Search the data for the word "page" and copy every line where it occurs.

→ **DATA SUPPLIED**:
>> Start
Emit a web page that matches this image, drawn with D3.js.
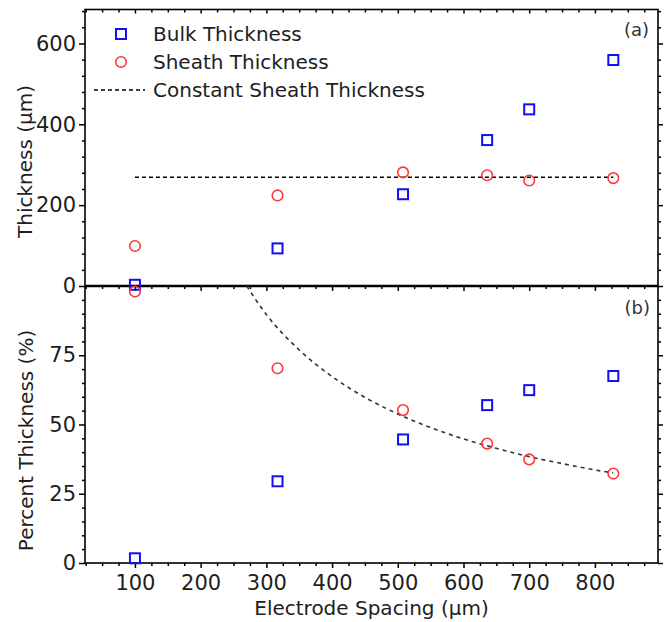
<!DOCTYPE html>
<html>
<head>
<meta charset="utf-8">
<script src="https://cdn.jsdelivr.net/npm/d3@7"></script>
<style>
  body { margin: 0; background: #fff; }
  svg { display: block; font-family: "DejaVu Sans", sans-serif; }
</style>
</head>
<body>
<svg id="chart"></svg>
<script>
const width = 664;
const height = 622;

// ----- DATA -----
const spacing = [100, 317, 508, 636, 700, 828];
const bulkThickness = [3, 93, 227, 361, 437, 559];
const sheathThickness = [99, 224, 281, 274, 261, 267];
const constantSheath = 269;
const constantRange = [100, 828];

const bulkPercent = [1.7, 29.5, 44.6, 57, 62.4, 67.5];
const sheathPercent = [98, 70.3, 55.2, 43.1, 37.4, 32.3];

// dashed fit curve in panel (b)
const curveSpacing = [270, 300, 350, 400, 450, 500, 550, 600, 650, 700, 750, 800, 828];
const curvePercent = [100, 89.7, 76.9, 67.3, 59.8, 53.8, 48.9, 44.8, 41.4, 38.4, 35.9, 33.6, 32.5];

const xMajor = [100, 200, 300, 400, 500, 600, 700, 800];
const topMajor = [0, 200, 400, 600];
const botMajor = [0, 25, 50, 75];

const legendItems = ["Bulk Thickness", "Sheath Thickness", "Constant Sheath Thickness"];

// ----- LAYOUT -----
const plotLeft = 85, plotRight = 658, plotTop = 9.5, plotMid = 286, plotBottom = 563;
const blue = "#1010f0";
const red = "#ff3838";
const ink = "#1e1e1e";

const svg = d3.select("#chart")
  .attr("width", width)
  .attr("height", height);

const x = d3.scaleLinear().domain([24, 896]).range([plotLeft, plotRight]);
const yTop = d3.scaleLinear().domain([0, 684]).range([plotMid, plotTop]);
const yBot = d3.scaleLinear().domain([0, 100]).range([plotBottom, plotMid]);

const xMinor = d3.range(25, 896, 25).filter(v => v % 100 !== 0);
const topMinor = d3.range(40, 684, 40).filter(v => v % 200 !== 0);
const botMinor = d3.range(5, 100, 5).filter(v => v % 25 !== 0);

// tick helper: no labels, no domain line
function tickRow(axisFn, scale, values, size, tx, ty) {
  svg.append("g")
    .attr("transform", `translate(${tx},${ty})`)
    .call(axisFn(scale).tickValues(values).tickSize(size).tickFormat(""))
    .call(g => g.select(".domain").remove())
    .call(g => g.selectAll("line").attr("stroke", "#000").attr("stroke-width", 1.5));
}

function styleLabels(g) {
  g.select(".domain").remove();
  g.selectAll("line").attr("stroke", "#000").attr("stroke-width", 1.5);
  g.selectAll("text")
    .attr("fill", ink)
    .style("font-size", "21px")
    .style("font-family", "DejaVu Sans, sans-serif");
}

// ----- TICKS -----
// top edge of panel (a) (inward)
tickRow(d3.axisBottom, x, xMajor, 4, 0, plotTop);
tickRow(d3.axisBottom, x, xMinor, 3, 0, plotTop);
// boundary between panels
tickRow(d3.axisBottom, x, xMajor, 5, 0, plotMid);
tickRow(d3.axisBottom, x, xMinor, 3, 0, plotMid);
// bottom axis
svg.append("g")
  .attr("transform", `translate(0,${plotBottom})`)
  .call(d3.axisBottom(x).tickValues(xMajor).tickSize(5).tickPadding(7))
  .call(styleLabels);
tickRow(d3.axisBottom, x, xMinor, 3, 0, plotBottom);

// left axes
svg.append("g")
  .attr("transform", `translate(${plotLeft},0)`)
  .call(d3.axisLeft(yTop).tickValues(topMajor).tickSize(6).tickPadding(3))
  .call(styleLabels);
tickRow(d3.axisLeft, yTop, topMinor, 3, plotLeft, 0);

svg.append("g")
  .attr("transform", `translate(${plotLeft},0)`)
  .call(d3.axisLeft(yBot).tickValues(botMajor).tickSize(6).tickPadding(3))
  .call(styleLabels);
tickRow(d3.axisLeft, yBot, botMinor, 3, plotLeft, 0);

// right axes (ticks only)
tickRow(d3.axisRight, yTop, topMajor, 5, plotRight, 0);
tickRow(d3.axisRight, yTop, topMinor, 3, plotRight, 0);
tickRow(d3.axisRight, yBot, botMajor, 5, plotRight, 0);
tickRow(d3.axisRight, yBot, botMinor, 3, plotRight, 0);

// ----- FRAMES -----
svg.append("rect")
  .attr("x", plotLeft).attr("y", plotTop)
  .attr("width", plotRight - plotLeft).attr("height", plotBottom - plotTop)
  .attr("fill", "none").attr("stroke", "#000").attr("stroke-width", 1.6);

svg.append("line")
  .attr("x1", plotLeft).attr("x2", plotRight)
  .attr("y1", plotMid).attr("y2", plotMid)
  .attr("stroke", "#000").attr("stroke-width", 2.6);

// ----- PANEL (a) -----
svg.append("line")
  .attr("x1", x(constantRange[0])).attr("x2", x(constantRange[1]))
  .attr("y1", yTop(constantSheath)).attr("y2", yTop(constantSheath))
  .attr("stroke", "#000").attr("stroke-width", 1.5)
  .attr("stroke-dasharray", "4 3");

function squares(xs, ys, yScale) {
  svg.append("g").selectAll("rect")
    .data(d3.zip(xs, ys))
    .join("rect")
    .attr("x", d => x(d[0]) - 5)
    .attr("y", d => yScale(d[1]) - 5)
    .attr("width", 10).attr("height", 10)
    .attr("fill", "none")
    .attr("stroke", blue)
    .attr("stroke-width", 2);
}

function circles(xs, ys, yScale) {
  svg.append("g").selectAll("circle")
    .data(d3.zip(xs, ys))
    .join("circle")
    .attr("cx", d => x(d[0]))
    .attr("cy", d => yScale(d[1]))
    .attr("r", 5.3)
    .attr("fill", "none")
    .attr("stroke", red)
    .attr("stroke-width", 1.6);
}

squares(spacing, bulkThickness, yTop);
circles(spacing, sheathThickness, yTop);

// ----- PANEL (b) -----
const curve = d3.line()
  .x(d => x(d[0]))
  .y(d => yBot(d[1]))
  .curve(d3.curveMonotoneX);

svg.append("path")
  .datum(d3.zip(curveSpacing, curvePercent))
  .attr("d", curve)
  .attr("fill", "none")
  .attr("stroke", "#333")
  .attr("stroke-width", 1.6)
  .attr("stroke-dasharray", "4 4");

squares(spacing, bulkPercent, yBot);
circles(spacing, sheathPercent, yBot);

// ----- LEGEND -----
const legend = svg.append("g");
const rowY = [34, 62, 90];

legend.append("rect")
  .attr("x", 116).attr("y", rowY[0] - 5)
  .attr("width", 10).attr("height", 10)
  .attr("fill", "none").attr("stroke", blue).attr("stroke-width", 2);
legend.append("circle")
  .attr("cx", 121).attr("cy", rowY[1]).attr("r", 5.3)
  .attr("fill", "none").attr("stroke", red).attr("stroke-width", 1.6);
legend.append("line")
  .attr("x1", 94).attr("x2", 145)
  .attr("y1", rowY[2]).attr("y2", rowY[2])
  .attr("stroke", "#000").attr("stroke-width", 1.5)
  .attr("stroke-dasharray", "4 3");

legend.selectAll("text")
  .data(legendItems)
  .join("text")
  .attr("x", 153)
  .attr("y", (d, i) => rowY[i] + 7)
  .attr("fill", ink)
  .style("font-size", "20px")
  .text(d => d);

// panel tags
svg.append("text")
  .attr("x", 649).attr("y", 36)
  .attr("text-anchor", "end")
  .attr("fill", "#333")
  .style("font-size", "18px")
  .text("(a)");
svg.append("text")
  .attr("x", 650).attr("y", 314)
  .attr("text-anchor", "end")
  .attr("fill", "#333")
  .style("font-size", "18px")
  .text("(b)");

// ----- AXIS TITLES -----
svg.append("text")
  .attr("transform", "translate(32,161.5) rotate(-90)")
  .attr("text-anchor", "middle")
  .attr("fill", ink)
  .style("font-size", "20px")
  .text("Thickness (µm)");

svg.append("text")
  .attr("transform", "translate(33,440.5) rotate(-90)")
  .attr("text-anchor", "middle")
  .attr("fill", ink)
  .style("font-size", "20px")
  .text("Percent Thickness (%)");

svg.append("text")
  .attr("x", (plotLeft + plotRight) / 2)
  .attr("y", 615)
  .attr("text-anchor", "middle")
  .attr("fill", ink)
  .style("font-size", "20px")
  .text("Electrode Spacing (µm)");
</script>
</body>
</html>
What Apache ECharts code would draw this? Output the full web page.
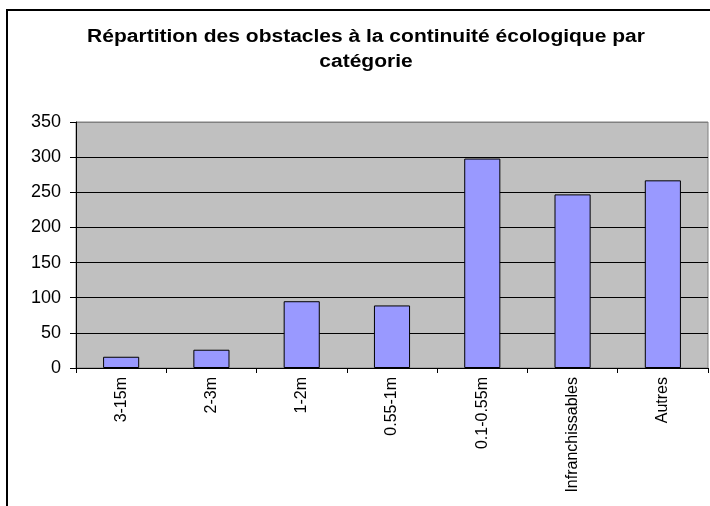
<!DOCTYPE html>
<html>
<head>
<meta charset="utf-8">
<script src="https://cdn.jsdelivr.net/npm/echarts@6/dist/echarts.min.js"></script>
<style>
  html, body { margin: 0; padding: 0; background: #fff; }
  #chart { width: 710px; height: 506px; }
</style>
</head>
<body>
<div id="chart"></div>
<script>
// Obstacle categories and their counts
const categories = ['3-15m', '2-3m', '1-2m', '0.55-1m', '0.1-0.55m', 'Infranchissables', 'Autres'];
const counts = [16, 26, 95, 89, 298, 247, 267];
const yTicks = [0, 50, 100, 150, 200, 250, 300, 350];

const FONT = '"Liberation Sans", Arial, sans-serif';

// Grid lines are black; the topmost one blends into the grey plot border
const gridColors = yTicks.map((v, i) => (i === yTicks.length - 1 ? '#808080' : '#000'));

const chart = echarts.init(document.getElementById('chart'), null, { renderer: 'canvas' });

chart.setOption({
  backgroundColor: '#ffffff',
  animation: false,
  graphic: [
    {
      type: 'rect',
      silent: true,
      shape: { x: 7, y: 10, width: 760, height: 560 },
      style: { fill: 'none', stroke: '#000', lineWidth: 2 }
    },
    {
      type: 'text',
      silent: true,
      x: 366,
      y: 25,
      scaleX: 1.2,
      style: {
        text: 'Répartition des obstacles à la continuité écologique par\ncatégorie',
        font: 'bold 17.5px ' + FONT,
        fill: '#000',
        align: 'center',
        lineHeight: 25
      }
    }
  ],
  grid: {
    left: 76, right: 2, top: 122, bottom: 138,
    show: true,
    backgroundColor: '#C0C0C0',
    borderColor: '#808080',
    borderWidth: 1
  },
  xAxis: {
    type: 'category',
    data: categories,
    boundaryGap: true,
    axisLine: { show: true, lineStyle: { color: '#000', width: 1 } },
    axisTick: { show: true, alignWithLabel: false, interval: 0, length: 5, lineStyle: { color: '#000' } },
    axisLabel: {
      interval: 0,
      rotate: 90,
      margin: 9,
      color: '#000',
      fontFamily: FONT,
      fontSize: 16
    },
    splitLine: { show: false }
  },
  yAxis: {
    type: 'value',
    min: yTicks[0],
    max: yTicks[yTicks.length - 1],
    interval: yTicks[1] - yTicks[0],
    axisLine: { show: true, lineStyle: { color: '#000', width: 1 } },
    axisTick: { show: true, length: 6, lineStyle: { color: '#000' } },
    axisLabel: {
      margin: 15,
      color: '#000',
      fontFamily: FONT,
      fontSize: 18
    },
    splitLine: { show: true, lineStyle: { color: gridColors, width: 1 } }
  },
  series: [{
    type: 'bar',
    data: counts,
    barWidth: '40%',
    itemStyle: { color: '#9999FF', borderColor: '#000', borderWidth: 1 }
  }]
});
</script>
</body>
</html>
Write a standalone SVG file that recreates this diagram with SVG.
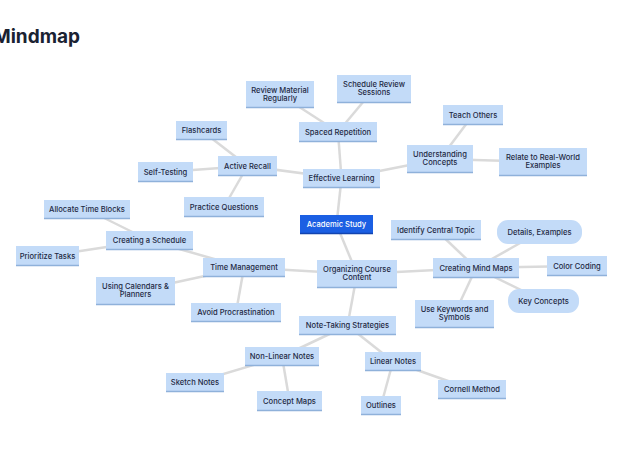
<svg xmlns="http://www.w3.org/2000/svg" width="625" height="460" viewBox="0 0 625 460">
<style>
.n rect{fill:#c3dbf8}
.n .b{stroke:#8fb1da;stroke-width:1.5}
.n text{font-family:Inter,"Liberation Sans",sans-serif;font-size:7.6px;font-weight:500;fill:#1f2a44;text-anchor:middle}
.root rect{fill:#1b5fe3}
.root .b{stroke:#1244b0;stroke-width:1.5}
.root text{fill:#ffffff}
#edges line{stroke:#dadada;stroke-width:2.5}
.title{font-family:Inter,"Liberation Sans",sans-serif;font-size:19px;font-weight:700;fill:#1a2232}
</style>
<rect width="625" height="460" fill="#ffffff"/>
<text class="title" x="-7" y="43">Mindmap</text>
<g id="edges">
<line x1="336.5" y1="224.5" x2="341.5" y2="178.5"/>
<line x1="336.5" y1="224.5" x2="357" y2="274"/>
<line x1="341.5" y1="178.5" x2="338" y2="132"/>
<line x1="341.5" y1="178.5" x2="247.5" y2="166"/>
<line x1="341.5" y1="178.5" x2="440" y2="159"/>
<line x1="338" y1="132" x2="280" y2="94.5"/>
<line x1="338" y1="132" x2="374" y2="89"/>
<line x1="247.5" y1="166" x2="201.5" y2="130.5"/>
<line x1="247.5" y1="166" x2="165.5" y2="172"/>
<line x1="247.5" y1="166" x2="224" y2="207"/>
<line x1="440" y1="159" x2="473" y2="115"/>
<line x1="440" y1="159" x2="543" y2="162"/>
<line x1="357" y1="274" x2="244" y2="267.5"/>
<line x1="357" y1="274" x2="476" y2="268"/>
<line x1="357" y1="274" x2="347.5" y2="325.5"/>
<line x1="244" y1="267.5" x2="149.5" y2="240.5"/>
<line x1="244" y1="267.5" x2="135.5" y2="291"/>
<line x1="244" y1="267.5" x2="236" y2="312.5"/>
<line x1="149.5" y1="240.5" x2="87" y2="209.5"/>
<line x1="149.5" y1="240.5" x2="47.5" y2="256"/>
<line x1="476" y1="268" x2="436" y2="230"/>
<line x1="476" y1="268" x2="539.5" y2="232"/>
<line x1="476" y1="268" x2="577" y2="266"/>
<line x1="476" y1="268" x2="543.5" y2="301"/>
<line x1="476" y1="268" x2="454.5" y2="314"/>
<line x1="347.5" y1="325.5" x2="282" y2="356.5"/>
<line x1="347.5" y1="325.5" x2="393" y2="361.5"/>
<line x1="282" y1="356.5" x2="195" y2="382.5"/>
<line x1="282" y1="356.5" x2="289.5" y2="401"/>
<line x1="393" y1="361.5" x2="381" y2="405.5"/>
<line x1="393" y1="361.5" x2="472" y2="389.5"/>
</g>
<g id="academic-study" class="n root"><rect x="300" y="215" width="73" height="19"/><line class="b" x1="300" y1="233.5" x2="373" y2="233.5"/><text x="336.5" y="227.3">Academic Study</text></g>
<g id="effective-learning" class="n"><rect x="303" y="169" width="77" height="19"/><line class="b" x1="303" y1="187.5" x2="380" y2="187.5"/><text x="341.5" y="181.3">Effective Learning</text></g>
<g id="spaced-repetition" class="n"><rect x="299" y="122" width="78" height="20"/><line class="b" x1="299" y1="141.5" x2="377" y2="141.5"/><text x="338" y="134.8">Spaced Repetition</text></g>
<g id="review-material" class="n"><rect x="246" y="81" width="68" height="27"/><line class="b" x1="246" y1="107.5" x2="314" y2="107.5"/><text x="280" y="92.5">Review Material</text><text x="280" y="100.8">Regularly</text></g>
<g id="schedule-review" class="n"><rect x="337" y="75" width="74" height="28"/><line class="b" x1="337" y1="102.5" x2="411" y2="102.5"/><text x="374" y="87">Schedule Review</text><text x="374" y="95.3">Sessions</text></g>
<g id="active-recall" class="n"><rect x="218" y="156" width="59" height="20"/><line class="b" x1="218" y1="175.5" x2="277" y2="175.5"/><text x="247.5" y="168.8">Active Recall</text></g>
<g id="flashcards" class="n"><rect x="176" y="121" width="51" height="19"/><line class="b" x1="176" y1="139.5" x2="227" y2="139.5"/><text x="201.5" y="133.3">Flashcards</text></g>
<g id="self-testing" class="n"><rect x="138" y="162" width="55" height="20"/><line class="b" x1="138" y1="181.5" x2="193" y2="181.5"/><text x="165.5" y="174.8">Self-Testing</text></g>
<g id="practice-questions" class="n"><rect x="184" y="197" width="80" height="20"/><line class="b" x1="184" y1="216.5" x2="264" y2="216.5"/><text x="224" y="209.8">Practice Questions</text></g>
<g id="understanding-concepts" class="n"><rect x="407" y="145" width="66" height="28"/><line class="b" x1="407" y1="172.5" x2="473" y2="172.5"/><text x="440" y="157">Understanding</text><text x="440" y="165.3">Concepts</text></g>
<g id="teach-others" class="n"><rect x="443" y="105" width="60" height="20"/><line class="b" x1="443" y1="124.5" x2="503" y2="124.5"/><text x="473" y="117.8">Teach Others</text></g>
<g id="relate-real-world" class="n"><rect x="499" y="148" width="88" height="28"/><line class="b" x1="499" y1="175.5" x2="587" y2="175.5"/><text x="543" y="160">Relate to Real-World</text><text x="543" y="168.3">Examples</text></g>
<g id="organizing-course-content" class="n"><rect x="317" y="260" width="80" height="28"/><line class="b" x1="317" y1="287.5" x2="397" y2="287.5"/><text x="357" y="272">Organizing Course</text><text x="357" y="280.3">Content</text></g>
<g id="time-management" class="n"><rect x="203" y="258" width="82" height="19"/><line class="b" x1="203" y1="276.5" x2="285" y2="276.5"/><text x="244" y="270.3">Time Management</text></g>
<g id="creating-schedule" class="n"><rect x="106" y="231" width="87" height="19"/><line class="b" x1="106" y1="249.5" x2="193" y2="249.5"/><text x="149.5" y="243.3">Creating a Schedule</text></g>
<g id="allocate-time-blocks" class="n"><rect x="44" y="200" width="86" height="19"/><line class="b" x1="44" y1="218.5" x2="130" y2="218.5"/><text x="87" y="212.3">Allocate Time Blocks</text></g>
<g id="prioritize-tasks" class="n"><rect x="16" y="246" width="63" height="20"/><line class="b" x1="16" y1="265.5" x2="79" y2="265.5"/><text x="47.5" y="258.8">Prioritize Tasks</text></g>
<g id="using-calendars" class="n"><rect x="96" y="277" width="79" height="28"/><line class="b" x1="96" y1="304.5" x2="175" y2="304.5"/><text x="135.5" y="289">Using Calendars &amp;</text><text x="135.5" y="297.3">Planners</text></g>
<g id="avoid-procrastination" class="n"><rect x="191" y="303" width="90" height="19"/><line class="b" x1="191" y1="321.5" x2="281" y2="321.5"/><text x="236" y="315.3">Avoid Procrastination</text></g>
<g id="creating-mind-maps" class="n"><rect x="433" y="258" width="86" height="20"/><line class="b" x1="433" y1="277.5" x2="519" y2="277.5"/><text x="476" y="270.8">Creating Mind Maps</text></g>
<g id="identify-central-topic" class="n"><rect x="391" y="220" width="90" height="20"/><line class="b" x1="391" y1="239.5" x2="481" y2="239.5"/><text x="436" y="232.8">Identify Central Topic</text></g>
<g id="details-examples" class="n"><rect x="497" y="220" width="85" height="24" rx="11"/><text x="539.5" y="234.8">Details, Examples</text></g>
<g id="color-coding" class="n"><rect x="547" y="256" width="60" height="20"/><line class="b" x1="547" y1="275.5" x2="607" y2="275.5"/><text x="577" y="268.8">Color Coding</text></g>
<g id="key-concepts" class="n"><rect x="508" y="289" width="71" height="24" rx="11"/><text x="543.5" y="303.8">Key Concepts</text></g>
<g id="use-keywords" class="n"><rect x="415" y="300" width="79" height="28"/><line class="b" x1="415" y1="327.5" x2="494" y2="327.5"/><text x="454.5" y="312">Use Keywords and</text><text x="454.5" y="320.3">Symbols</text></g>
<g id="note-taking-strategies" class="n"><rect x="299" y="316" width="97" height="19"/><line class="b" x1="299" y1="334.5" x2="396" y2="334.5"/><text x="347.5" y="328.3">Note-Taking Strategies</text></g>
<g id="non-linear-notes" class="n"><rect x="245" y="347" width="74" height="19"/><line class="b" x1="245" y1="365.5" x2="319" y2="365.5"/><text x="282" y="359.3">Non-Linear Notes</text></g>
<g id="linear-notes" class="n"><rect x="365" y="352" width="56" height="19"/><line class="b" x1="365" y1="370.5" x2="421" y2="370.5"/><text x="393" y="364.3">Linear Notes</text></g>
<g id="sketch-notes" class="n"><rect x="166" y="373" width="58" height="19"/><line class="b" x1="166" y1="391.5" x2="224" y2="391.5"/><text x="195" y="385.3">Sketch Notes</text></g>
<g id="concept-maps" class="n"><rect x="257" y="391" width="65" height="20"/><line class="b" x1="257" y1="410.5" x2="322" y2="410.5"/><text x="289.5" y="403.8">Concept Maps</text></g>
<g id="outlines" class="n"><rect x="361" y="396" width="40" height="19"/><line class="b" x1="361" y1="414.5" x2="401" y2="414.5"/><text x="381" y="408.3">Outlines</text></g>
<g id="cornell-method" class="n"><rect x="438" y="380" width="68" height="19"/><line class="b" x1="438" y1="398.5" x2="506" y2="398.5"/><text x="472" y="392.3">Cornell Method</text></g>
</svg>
>> End
→ **RESPONSE TO THIS TASK**:
Emit a web page that matches this image, drawn with D3.js.
What Apache ECharts code would draw this? Output the full web page.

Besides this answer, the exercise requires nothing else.